Unless otherwise stated, invoices on “open account” shipment are payable within thirty (30) days of invoice date.  Unless specifically provided, no cash discount shall be available to Purchaser.  When a cash discount is offered, the discount price is computed from the date of invoice. Zimmer Controls does not offer any cash discounts under normal circumstances, conditions or use on C.O.D. shipments.  Should payment not be made to Zimmer Controls when due, Zimmer Controls reserves the right, until the price has been fully paid in cash, to charge the Purchaser with interest on such overdue payments at the rate of 2% per month.  The charging of such interest shall not be construed as obligating Zimmer Controls to grant any extension of time in the terms of payment.  Purchaser agrees to indemnify and hold harmless Zimmer Controls for all costs incurred by it for collection of unpaid accounts including all court fees, registration costs and legal fees on a solicitor client basis and all such fees and expenses shall bear interest at the rate of  2% per month and shall be a further debt of the Purchaser to Zimmer Controls.


Orders accepted by Zimmer Controls are not subject to changes or cancellation by Purchaser, except with Zimmer Controls’ written consent.  In such cases where Zimmer Controls authorizes changes or cancellation, Zimmer Controls reserves the right to charge Purchaser with reasonable costs based upon expenses already incurred and commitments made by Zimmer Controls, including, without limitation, any labor done, material purchased and also including Zimmer Controls’ usual overhead and reasonable profit and similar cancellation charges from Zimmer Controls’ suppliers.
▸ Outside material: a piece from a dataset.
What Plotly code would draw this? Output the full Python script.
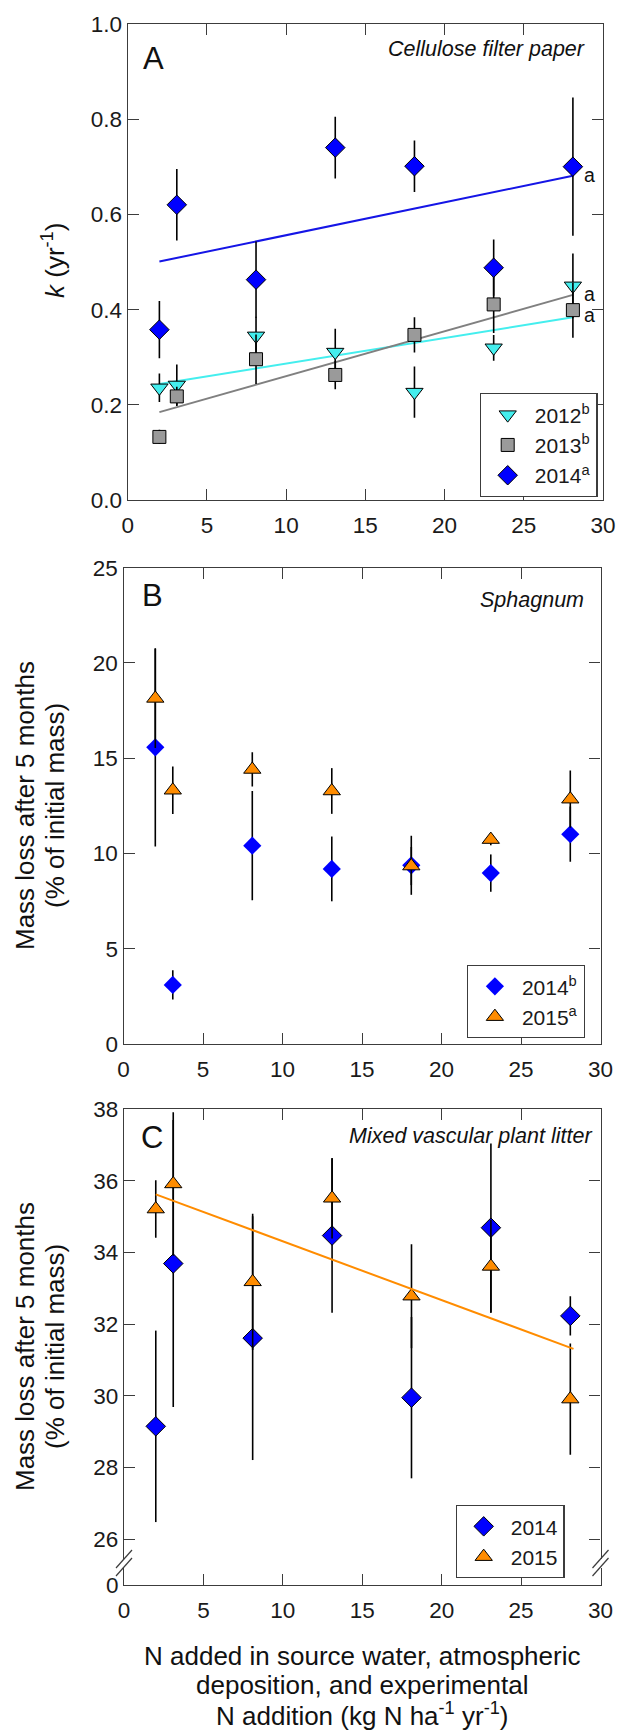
import plotly.graph_objects as go

# ---------------- data ----------------
N_X = [2.0, 3.1, 8.1, 13.1, 18.1, 23.1, 28.1]

# Panel A: decomposition rate k (yr-1), cellulose filter paper
k_2012 = [0.236, 0.242, 0.345, 0.311, 0.227, 0.320, 0.450]
k_2012_err = [0.030, 0.043, 0.040, 0.049, 0.054, 0.027, 0.068]
k_2013 = [0.133, 0.218, 0.296, 0.263, 0.347, 0.411, 0.399]
k_2013_err = [0.015, 0.020, 0.052, 0.030, 0.037, 0.060, 0.058]
k_2014 = [0.358, 0.620, 0.463, 0.740, 0.701, 0.488, 0.700]
k_2014_err = [0.060, 0.075, 0.080, 0.065, 0.054, 0.059, 0.145]

fit_x_A = [2.0, 28.1]
fit_2012 = [0.244, 0.384]
fit_2013 = [0.185, 0.431]
fit_2014 = [0.501, 0.681]

# Panel B: Sphagnum mass loss (%)
sph_2014 = [15.57, 3.10, 10.41, 9.19, 9.38, 8.97, 11.01]
sph_2014_err = [5.20, 0.77, 2.87, 1.70, 1.55, 0.98, 1.45]
sph_2015 = [18.14, 13.32, 14.41, 13.28, 9.34, 10.73, 12.85]
sph_2015_err = [2.60, 1.25, 0.90, 1.20, 1.00, 0.30, 1.50]

# Panel C: mixed vascular plant litter mass loss (%)
vas_2014 = [29.15, 33.69, 31.61, 34.47, 29.95, 34.69, 32.23]
vas_2014_err = [2.67, 4.00, 3.40, 2.15, 2.25, 2.35, 0.55]
vas_2015 = [35.21, 35.91, 33.18, 35.51, 32.78, 33.61, 29.91]
vas_2015_err = [0.80, 2.00, 1.90, 1.12, 1.45, 1.30, 1.55]

fit_x_C = [2.0, 28.3]
fit_2015_C = [35.62, 31.31]

x_ticks = [0, 5, 10, 15, 20, 25, 30]
yA_ticks = [0.0, 0.2, 0.4, 0.6, 0.8, 1.0]
yB_ticks = [0, 5, 10, 15, 20, 25]
yC_ticks = [24.725, 26, 28, 30, 32, 34, 36, 38]
yC_ticktext = ["0", "26", "28", "30", "32", "34", "36", "38"]

# ---------------- styling ----------------
W, H = 617, 1730
FONT = "Liberation Sans, Arial, sans-serif"
AX = "#3c3c3c"
BLUE = "#0000FF"
CYAN = "#44EEEE"
GRAY = "#9a9a9a"
ORANGE = "#FF8C00"


def px(p):
    return p / W


def py(p):
    return 1 - p / H


fig = go.Figure()


def err(arr):
    return dict(type="data", array=arr, visible=True, color="black",
                thickness=1.6, width=0)


# Panel A
fig.add_trace(go.Scatter(x=fit_x_A, y=fit_2012, mode="lines", line=dict(color=CYAN, width=2),
                         showlegend=False, xaxis="x", yaxis="y", hoverinfo="skip"))
fig.add_trace(go.Scatter(x=fit_x_A, y=fit_2013, mode="lines", line=dict(color="#808080", width=2),
                         showlegend=False, xaxis="x", yaxis="y", hoverinfo="skip"))
fig.add_trace(go.Scatter(x=fit_x_A, y=fit_2014, mode="lines", line=dict(color="#1515E6", width=2),
                         showlegend=False, xaxis="x", yaxis="y", hoverinfo="skip"))
fig.add_trace(go.Scatter(x=N_X, y=k_2012, error_y=err(k_2012_err), mode="markers",
                         marker=dict(symbol="triangle-down", size=15, color=CYAN,
                                     line=dict(color="black", width=1)),
                         name="2012<sup>b</sup>", xaxis="x", yaxis="y", legend="legend"))
fig.add_trace(go.Scatter(x=N_X, y=k_2013, error_y=err(k_2013_err), mode="markers",
                         marker=dict(symbol="square", size=13, color=GRAY,
                                     line=dict(color="black", width=1)),
                         name="2013<sup>b</sup>", xaxis="x", yaxis="y", legend="legend"))
fig.add_trace(go.Scatter(x=N_X, y=k_2014, error_y=err(k_2014_err), mode="markers",
                         marker=dict(symbol="diamond", size=15, color=BLUE,
                                     line=dict(color="black", width=1)),
                         name="2014<sup>a</sup>", xaxis="x", yaxis="y", legend="legend"))

# Panel B
fig.add_trace(go.Scatter(x=N_X, y=sph_2014, error_y=err(sph_2014_err), mode="markers",
                         marker=dict(symbol="diamond", size=14, color=BLUE,
                                     line=dict(color=BLUE, width=0)),
                         name="2014<sup>b</sup>", xaxis="x2", yaxis="y2", legend="legend2"))
fig.add_trace(go.Scatter(x=N_X, y=sph_2015, error_y=err(sph_2015_err), mode="markers",
                         marker=dict(symbol="triangle-up", size=15, color=ORANGE,
                                     line=dict(color="black", width=1)),
                         name="2015<sup>a</sup>", xaxis="x2", yaxis="y2", legend="legend2"))

# Panel C
fig.add_trace(go.Scatter(x=N_X, y=vas_2014, error_y=err(vas_2014_err), mode="markers",
                         marker=dict(symbol="diamond", size=15, color=BLUE,
                                     line=dict(color="black", width=1)),
                         name="2014", xaxis="x3", yaxis="y3", legend="legend3"))
fig.add_trace(go.Scatter(x=N_X, y=vas_2015, error_y=err(vas_2015_err), mode="markers",
                         marker=dict(symbol="triangle-up", size=15, color=ORANGE,
                                     line=dict(color="black", width=1)),
                         name="2015", xaxis="x3", yaxis="y3", legend="legend3"))
fig.add_trace(go.Scatter(x=fit_x_C, y=fit_2015_C, mode="lines", line=dict(color=ORANGE, width=2),
                         showlegend=False, xaxis="x3", yaxis="y3", hoverinfo="skip"))

common = dict(showline=True, linecolor=AX, linewidth=1.2, mirror="ticks", ticks="inside",
              ticklen=11, tickwidth=1.2, tickcolor=AX, showgrid=False, zeroline=False,
              automargin=False,
              tickfont=dict(family=FONT, size=22.5, color="#1a1a1a"))

xcommon = dict(common, range=[0, 30], tickvals=x_ticks, ticklabelstandoff=5)

layout = dict(
    width=W, height=H, autosize=False,
    margin=dict(l=0, r=0, t=0, b=0),
    paper_bgcolor="white", plot_bgcolor="white",
    font=dict(family=FONT, size=21, color="#1a1a1a"),
    xaxis=dict(xcommon, domain=[px(127.7), px(603)], anchor="y"),
    yaxis=dict(common, domain=[py(500.3), py(23.7)], range=[0, 1], tickvals=yA_ticks,
               tickformat=".1f", anchor="x"),
    xaxis2=dict(xcommon, domain=[px(123.5), px(600.5)], anchor="y2"),
    yaxis2=dict(common, domain=[py(1044), py(567.7)], range=[0, 25], tickvals=yB_ticks, anchor="x2"),
    xaxis3=dict(xcommon, domain=[px(124), px(600.5)], anchor="y3"),
    yaxis3=dict(common, domain=[py(1585), py(1109)], range=[24.725, 38], tickvals=yC_ticks,
                ticktext=yC_ticktext, anchor="x3"),
)

leg_common = dict(bgcolor="white", bordercolor=AX, borderwidth=1.2, xanchor="left", yanchor="top",
                  font=dict(family=FONT, size=21, color="#1a1a1a"), tracegroupgap=0, itemwidth=44)
layout["legend"] = dict(leg_common, x=px(479.5), y=py(393.3))
layout["legend2"] = dict(leg_common, x=px(466.7), y=py(965))
layout["legend3"] = dict(leg_common, x=px(455.5), y=py(1505))

fig.update_layout(**layout)

ann = []
# panel letters
for letter, cx, cy in [("A", 153, 58), ("B", 152.5, 595.5), ("C", 152, 1137)]:
    ann.append(dict(text=letter, x=px(cx), y=py(cy), xref="paper", yref="paper", showarrow=False,
                    xanchor="center", yanchor="middle", font=dict(family=FONT, size=31, color="#111")))
# italic titles
for t, rx, cy in [("Cellulose filter paper", 587, 49), ("Sphagnum", 586, 600),
                  ("Mixed vascular plant litter", 594, 1136)]:
    ann.append(dict(text="<i>" + t + "</i>", x=px(rx), y=py(cy), xref="paper", yref="paper",
                    showarrow=False, xanchor="right", yanchor="middle",
                    font=dict(family=FONT, size=21.5, color="#111")))
# significance letters
for ay in [0.683, 0.433, 0.389]:
    ann.append(dict(text="a", x=29.15, y=ay, xref="x", yref="y", showarrow=False,
                    xanchor="center", yanchor="middle", borderpad=0,
                    font=dict(family=FONT, size=19.5, color="#111")))
# y titles
ann.append(dict(text="<i>k</i> (yr<sup>-1</sup>)", x=px(53), y=py(261), xref="paper", yref="paper",
                showarrow=False, textangle=-90, xanchor="center", yanchor="middle",
                font=dict(family=FONT, size=26, color="#111")))
for cy in [806, 1347]:
    ann.append(dict(text="Mass loss after 5 months", x=px(25), y=py(cy), xref="paper", yref="paper",
                    showarrow=False, textangle=-90, xanchor="center", yanchor="middle",
                    font=dict(family=FONT, size=26, color="#111")))
    ann.append(dict(text="(% of initial mass)", x=px(55), y=py(cy), xref="paper", yref="paper",
                    showarrow=False, textangle=-90, xanchor="center", yanchor="middle",
                    font=dict(family=FONT, size=26, color="#111")))
# x title
for t, cy in [("N added in source water, atmospheric", 1656),
              ("deposition, and experimental", 1685),
              ("N addition (kg N ha<sup>-1</sup> yr<sup>-1</sup>)", 1714)]:
    ann.append(dict(text=t, x=px(362), y=py(cy), xref="paper", yref="paper", showarrow=False,
                    xanchor="center", yanchor="middle", font=dict(family=FONT, size=26, color="#111")))
fig.update_layout(annotations=ann)

# axis break marks on panel C
shapes = []
for ax_x in [124, 600.5]:
    shapes.append(dict(type="rect", xref="paper", yref="paper", x0=px(ax_x - 3), x1=px(ax_x + 3),
                       y0=py(1568), y1=py(1559), fillcolor="white", line=dict(width=0), layer="above"))
    for off in [0, 8]:
        shapes.append(dict(type="line", xref="paper", yref="paper",
                           x0=px(ax_x - 8), y0=py(1568 + off), x1=px(ax_x + 8), y1=py(1550 + off),
                           line=dict(color=AX, width=1.2), layer="above"))
fig.update_layout(shapes=shapes)

fig.write_html("out.html")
An acceptance and official confirmation of Purchaser’s order by Zimmer Controls shall constitute the complete agreement, subject to the terms and conditions of sale herein set forth and shall supersede all previous quotations, orders or agreements.  Any waiver, indulgence or extension granted by Zimmer Controls or any failure by Zimmer Controls to insist upon its strict legal rights shall not operate as a waiver, indulgence or extension unless agreed to in writing in advance by Zimmer Controls.  The laws of the Province of Ontario and laws of Canada applicable therein shall govern the validity, interpretation and enforcement of these terms and conditions of sale and of any contract of which these terms and conditions are a part.  The parties hereto attorn to the jurisdiction of the courts of the Province of Ontario.